GOP's 14 In 14 Initative Proves That, To The Republican Party, Women Are Just Wives And Daughters

The GOP just gets women. It is a party full of men (and women) who are remarkably in touch with feminism, females, and all things feminine. This was recently evidenced by Republican darling Phyllis Schlafly's statement that increasing the gender pay-gap is A-OK, since it will probably help win us women a husband. After all, what is life without a husband? And their latest move, the Republican 14 in '14 initiative, proves that women are best utilized when presented as wives and daughters. Yes, the GOP is indeed, the women's party.

We're kidding. The GOP doesn't get women. In fact, the GOP doesn't get women, and it doesn't get women's votes. But considering that the 2016 presidential election will very likely feature a Democratic woman (hey, Hillary!), the GOP is becoming acutely aware of just how disadvantaged it is when it comes to the female vote. In the face of the upcoming midterm elections, Republicans are launching a new initiative: "14 in '14."

As the Associated Press reports, the program will "recruit and train women under age 40 to help spread the party's message in the final 14 weeks of the campaign." This couldn't possibly be so bad, right?

So, so wrong. A major facet of the "14 in '14" campaign relies on male candidates' inclusion of their female wives and daughters. This, the GOP believes, will show just how much Republicans care about women — not as individuals, but as spouses and offspring. Because women, according to the GOP, are most accurately represented not as independent beings, but rather as part of a larger entity — the family. Women cannot stand on their own, so don't appeal to the individual woman. Appeal to the woman in the family!
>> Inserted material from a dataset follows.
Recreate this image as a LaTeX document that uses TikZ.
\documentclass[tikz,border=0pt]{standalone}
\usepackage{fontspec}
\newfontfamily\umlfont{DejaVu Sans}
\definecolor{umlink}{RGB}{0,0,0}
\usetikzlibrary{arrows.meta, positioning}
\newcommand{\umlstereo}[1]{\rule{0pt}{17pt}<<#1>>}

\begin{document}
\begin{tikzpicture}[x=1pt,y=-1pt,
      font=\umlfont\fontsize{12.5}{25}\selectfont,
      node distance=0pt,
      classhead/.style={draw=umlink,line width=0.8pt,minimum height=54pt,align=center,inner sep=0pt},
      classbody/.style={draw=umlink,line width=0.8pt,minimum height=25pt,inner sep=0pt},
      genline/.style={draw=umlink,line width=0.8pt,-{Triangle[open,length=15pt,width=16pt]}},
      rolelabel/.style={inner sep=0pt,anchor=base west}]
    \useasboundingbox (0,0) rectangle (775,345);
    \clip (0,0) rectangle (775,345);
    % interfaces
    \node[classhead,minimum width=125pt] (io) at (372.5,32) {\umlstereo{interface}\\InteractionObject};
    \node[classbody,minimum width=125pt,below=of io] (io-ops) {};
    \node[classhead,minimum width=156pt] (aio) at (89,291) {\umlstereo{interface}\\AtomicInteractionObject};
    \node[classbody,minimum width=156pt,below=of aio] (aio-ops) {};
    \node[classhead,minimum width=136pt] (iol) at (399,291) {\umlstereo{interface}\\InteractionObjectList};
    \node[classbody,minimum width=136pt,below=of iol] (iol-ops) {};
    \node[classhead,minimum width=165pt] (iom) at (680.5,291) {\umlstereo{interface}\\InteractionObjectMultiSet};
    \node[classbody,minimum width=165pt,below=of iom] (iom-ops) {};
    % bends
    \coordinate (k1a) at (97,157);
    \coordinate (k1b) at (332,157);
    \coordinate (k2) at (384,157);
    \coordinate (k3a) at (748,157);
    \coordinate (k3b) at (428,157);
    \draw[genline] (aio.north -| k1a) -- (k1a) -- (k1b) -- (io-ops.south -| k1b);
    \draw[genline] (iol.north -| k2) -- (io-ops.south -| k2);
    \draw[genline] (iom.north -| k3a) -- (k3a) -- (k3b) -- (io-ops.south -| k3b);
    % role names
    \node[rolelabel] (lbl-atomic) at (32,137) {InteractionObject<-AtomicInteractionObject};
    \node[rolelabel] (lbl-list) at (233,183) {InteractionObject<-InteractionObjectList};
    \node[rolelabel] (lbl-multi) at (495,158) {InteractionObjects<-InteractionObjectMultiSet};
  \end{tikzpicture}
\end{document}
Ugh. To be fair, can we really be so surprised that this is what women's outreach means to Republicans? After all, this is the party of Rush Limbaugh, who once advised men to "...Walk up to [a] woman and say, 'Will you please ask your breasts to stop staring at my eyes?'" Dear ol' Rush has also called malls museums for women, and, when he came under attack for the comment, he defended himself by saying, "Hey, I could have said brothel, but I didn't." Well done, Rush.

And of course, who can forget Republicans' sensitivity regarding rape? 2012 was a great year for the GOP foot-in-mouth situations, with Roger Rivard (R-WI) saying, "Some girls rape easy." There were also comments from Richard Mourdock (R-IN), who said: ”I think even when life begins in that horrible situation of rape, that it is something that God intended to happen,” and Todd Akin (R-MO), who claimed that in instances of "legitimate rape, the female body has ways of shutting that whole thing down."

These men made it painfully apparent that they knew anything about sexual assault, basic human sensitivity, or women in general.

So really, all things considered, how surprised can we be that Republicans believe that featuring wives and daughters in campaigns will magically win over women in America? A word to the wise, GOP: your plan won't work.